While Korea’s university admissions officers make every effort to admit the best students they can in a fair competition, they do not necessarily have the tools they require. In addition to high school grade inflation, they are confronted with an inexpertly developed and poorly researched CSAT. The test development process, where untrained examiners are sequestered and told to develop a test in their content area on the model of past exams, can lead only to disaster.
Universities should not accept the CSAT at face value. The purpose of any university entrance examination is to predict success in a tertiary education setting. In brief, an entire test and each part of a test must be shown to correlate positively with first-year university performance. If the test fails to correlate with performance, then it is not doing what it promises. Indeed, if it fails in that regard, what purpose does it have?
As a predictor of performance at the university, does the CSAT provide better information than class rank or high school grades, or is some combination of the three best? What do the data tell us? Have studies been conducted to provide the data necessary for these analyses and, if so, are the results of these studies available to the public? If the CSAT is doing what it is supposed to do, and if its effectiveness as a predictor of success can be shown, there should be no need for locally developed admissions tests.
Of course, this line of thinking derives from confidence that university grades are less contrived than universities claim high school grades to be. Can universities demonstrate the validity of their grades, or is the public supposed to take them on faith? If university grades cannot be shown to be valid, then there is nothing against which to judge the value of the CSAT as an entrance measure.
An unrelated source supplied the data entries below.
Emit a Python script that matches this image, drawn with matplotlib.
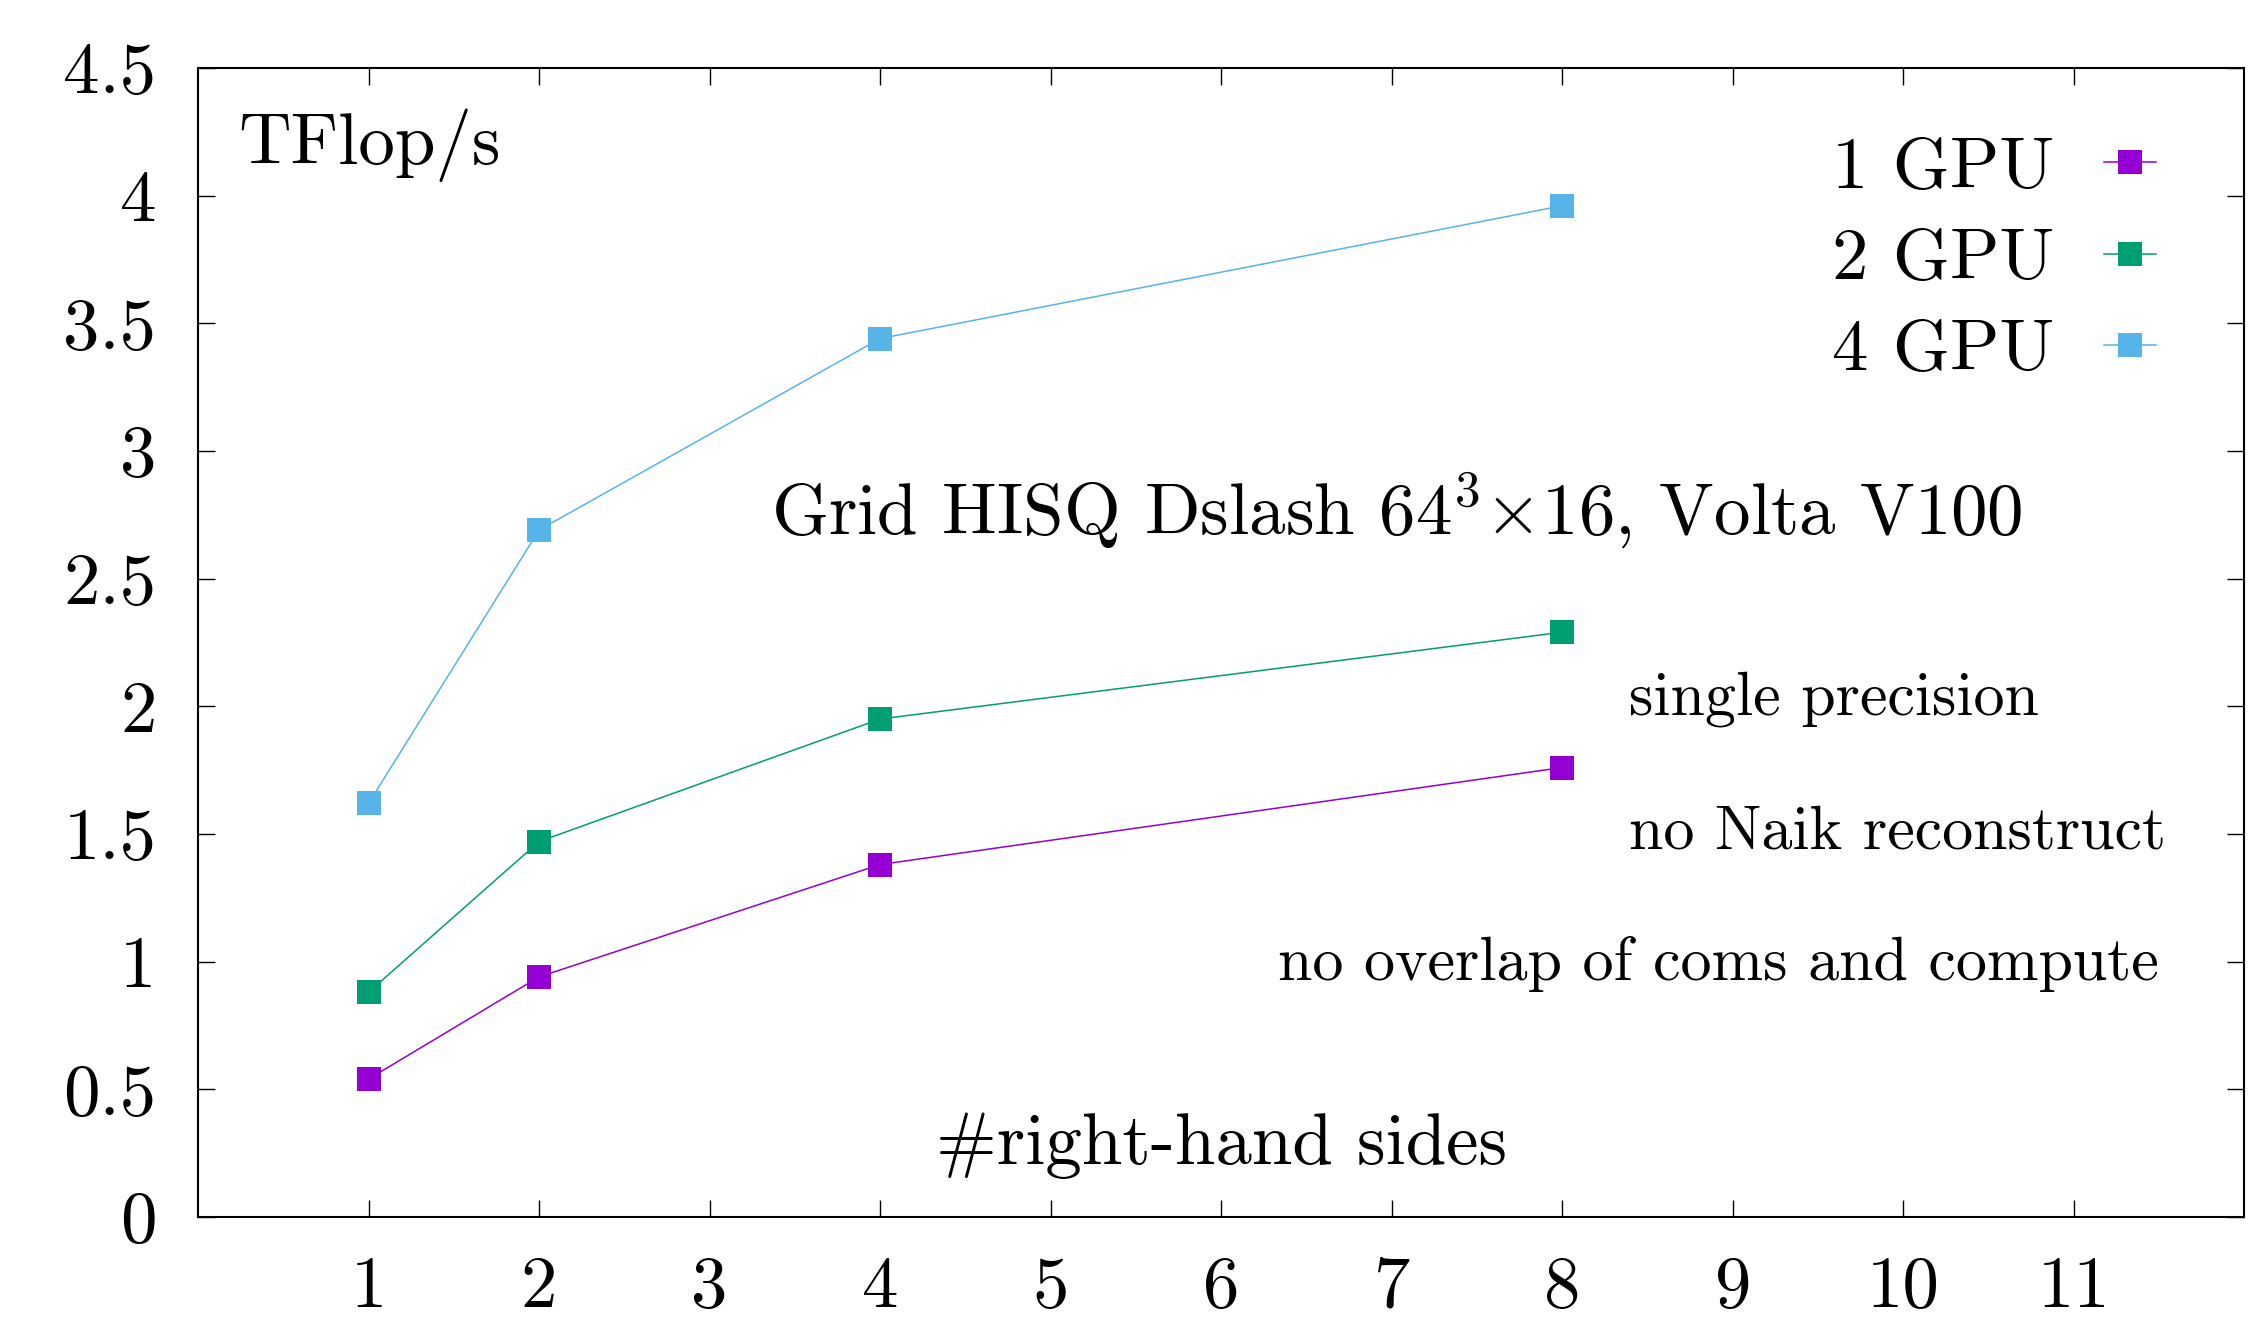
import matplotlib
matplotlib.use("Agg")
import matplotlib.pyplot as plt
from matplotlib.ticker import FixedLocator, FuncFormatter

# ---- data ----
rhs = [1, 2, 4, 8]
gpu1 = [0.54, 0.94, 1.38, 1.76]
gpu2 = [0.88, 1.47, 1.95, 2.29]
gpu4 = [1.62, 2.69, 3.44, 3.96]
series_labels = ["1 GPU", "2 GPU", "4 GPU"]
series_colors = ["#9400D3", "#009E73", "#56B4E9"]
xticks = list(range(1, 12))
yticks = [0, 0.5, 1, 1.5, 2, 2.5, 3, 3.5, 4, 4.5]

plt.rcParams["font.family"] = ["cmr10", "DejaVu Serif"]
plt.rcParams["mathtext.fontset"] = "cm"
plt.rcParams["axes.unicode_minus"] = False

BIG = 52.5
SMALL = 44.6

fig = plt.figure(figsize=(22.66, 13.21), dpi=100)
ax = fig.add_axes([0.0874, 0.0788, 0.9904 - 0.0874, 0.9486 - 0.0788])

for ys, lab, col in zip([gpu1, gpu2, gpu4], series_labels, series_colors):
    ax.plot(rhs, ys, color=col, lw=1.1, marker="s", markersize=17,
            markeredgewidth=0, label=lab)

ax.set_xlim(0, 12)
ax.set_ylim(0, 4.5)
ax.xaxis.set_major_locator(FixedLocator(xticks))
ax.yaxis.set_major_locator(FixedLocator(yticks))
ax.yaxis.set_major_formatter(FuncFormatter(lambda v, p: f"{v:g}"))
ax.tick_params(direction="in", length=12, width=1.0, labelsize=BIG,
               top=True, right=True)
ax.tick_params(axis="x", pad=28)
ax.tick_params(axis="y", pad=30)
for s in ax.spines.values():
    s.set_linewidth(1.5)

ax.text(0.0198, 0.933, "TFlop/s", transform=ax.transAxes, fontsize=BIG,
        ha="left", va="center")
ax.text(7.03, 2.77, r"Grid HISQ Dslash 64$^3$$\times$16, Volta V100",
        fontsize=BIG, ha="center", va="center")
ax.text(8.39, 2.03, "single precision", fontsize=SMALL, ha="left", va="center")
ax.text(8.39, 1.505, "no Naik reconstruct", fontsize=SMALL, ha="left", va="center")
ax.text(11.5, 0.99, "no overlap of coms and compute", fontsize=SMALL,
        ha="right", va="center")
ax.text(6.0, 0.277, "#right-hand sides", fontsize=BIG, ha="center", va="center")

leg = ax.legend(loc="upper right", bbox_to_anchor=(0.957, 0.94),
                frameon=False, fontsize=BIG, markerfirst=False,
                handlelength=0.72, handletextpad=0.68, labelspacing=0.36,
                borderpad=0, borderaxespad=0)

fig.savefig("out.png", dpi=100)
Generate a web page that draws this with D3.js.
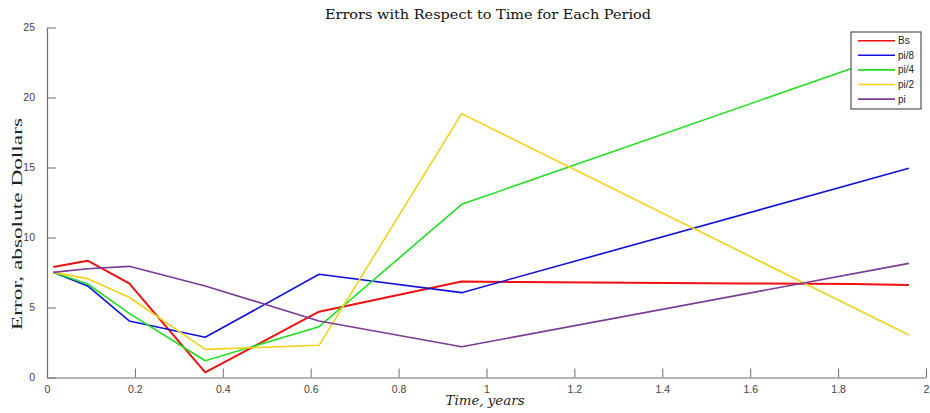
<!DOCTYPE html>
<html>
<head>
<meta charset="utf-8">
<script src="https://cdn.jsdelivr.net/npm/d3@7"></script>
<style>
  html, body { margin: 0; padding: 0; background: #fff; }
  svg { display: block; }
</style>
</head>
<body>
<svg id="chart" width="930" height="413"></svg>
<script>
// Sample times (years) shared by the period series
const times = [0.0143, 0.0925, 0.187, 0.36, 0.619, 0.9435, 1.961];
// Black-Scholes series is sampled more densely at the long end
const timesBs = [0.0143, 0.0925, 0.187, 0.36, 0.619, 0.9435, 1.07, 1.327, 1.581, 1.834, 1.961];

const errBs   = [7.89, 8.34, 6.73, 0.37, 4.70, 6.85, 6.82, 6.77, 6.72, 6.67, 6.60];
const errPi8  = [7.51, 6.54, 4.04, 2.87, 7.37, 6.06, 14.94];
const errPi4  = [7.51, 6.68, 4.58, 1.20, 3.63, 12.37, 23.50];
const errPi2  = [7.51, 7.06, 5.73, 2.01, 2.30, 18.85, 3.04];
const errPi   = [7.51, 7.77, 7.94, 6.54, 4.04, 2.20, 8.15];

const seriesNames = ["Bs", "pi/8", "pi/4", "pi/2", "pi"];
const seriesColors = ["#ee1111", "#1111dd", "#22e022", "#f4d21c", "#7b3a96"];

const xTicks = [0, 0.2, 0.4, 0.6, 0.8, 1, 1.2, 1.4, 1.6, 1.8, 2];
const yTicks = [0, 5, 10, 15, 20, 25];

const titleText = "Errors with Respect to Time for Each Period";
const xLabelText = "Time, years";
const yLabelText = "Error, absolute Dollars";

const series = [
  { name: seriesNames[0], t: timesBs, v: errBs },
  { name: seriesNames[1], t: times, v: errPi8 },
  { name: seriesNames[2], t: times, v: errPi4 },
  { name: seriesNames[3], t: times, v: errPi2 },
  { name: seriesNames[4], t: times, v: errPi }
];

const svg = d3.select("#chart");
const x = d3.scaleLinear().domain([0, 2]).range([47, 926]);
const y = d3.scaleLinear().domain([0, 25]).range([377.5, 27.5]);
const color = d3.scaleOrdinal().domain(seriesNames).range(seriesColors);

// Lines
const line = d3.line().x(d => x(d[0])).y(d => y(d[1]));
svg.append("g").selectAll("path")
  .data(series)
  .join("path")
  .attr("fill", "none")
  .attr("stroke", d => color(d.name))
  .attr("stroke-width", d => d.name === "Bs" ? 2 : 1.6)
  .attr("stroke-linejoin", "round")
  .attr("d", d => line(d.t.map((t, i) => [t, d.v[i]])));

// Axes with inward ticks
const xAxis = d3.axisBottom(x).tickValues(xTicks).tickSizeInner(-9).tickSizeOuter(0)
  .tickPadding(14).tickFormat(d3.format("~g"));
const gx = svg.append("g").attr("transform", `translate(0,${y(0)})`).call(xAxis);

const yAxis = d3.axisLeft(y).tickValues(yTicks).tickSizeInner(-9).tickSizeOuter(0)
  .tickPadding(12).tickFormat(d3.format("~g"));
const gy = svg.append("g").attr("transform", `translate(${x(0)},0)`).call(yAxis);

[gx, gy].forEach(g => {
  g.select(".domain").attr("stroke", "#6e6e6e").attr("stroke-width", 1.2);
  g.selectAll(".tick line").attr("stroke", "#6e6e6e");
  g.selectAll(".tick text")
    .attr("fill", "#444")
    .style("font-family", "'Liberation Sans', Arial, sans-serif")
    .style("font-size", "10.5px");
});
gx.selectAll(".tick text").attr("dy", "0.1em");
gy.selectAll(".tick text").attr("dx", "0");

// Title and axis labels
svg.append("text")
  .attr("x", 488).attr("y", 19)
  .attr("text-anchor", "middle")
  .attr("textLength", 326).attr("lengthAdjust", "spacingAndGlyphs")
  .style("font-family", "'DejaVu Serif', 'Liberation Serif', serif")
  .style("font-size", "12.5px")
  .attr("fill", "#111")
  .text(titleText);

svg.append("text")
  .attr("x", 485).attr("y", 405)
  .attr("text-anchor", "middle")
  .attr("textLength", 79).attr("lengthAdjust", "spacingAndGlyphs")
  .style("font-family", "'DejaVu Serif', 'Liberation Serif', serif")
  .style("font-style", "italic")
  .style("font-size", "12px")
  .attr("fill", "#222")
  .text(xLabelText);

svg.append("text")
  .attr("transform", "translate(22,224) rotate(-90)")
  .attr("text-anchor", "middle")
  .attr("textLength", 212).attr("lengthAdjust", "spacingAndGlyphs")
  .style("font-family", "'Liberation Serif', 'DejaVu Serif', serif")
  .style("font-size", "15px")
  .attr("fill", "#222")
  .text(yLabelText);

// Legend
const legend = svg.append("g").attr("transform", "translate(851,32)");
legend.append("rect")
  .attr("width", 70).attr("height", 77)
  .attr("fill", "#fff").attr("stroke", "#333").attr("stroke-width", 1);
const rows = legend.selectAll("g.row").data(seriesNames).join("g")
  .attr("class", "row")
  .attr("transform", (d, i) => `translate(0,${8.7 + i * 14.6})`);
rows.append("line")
  .attr("x1", 7).attr("x2", 44).attr("y1", 0).attr("y2", 0)
  .attr("stroke", d => color(d)).attr("stroke-width", 1.6);
rows.append("text")
  .attr("x", 47).attr("y", 0).attr("dy", "0.35em")
  .style("font-family", "'Liberation Sans', Arial, sans-serif")
  .style("font-size", "10px")
  .attr("fill", "#222")
  .text(d => d);
</script>
</body>
</html>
The point is that disinterested research with published results is the key to a quality admissions program and accountability for all parties ― high schools, entrance examination officials and university admissions officers. Without it, an education system finds itself in the situation now confronting Korea.
In the United States, all of this activity ― the research, the establishment and development of advanced placement programs, or university testing ― is managed by a private agency, the College Board, which is a consortium of virtually all of the colleges and universities in the country. The government does not become involved. This is not because the U.S. government, or any government, is incapable of managing such a program, but rather to shield the work and the results from meddling on the part of officials and individuals.
Now that people are discussing these issues, it would seem that this is a good time to initiate serious research into what is transpiring in the nation’s educational system and publish the results for everyone to know what is happening.
As it says on the facade of the University of Texas, only the truth can make us free. I would add that only when the truth is known will the admissions debate be meaningful.

* Mr. Stupak has lived and worked in Korea for many years. At one time, as an employee of Educational Testing Service, he was responsible for the development of the Advanced Placement Examination in Spanish.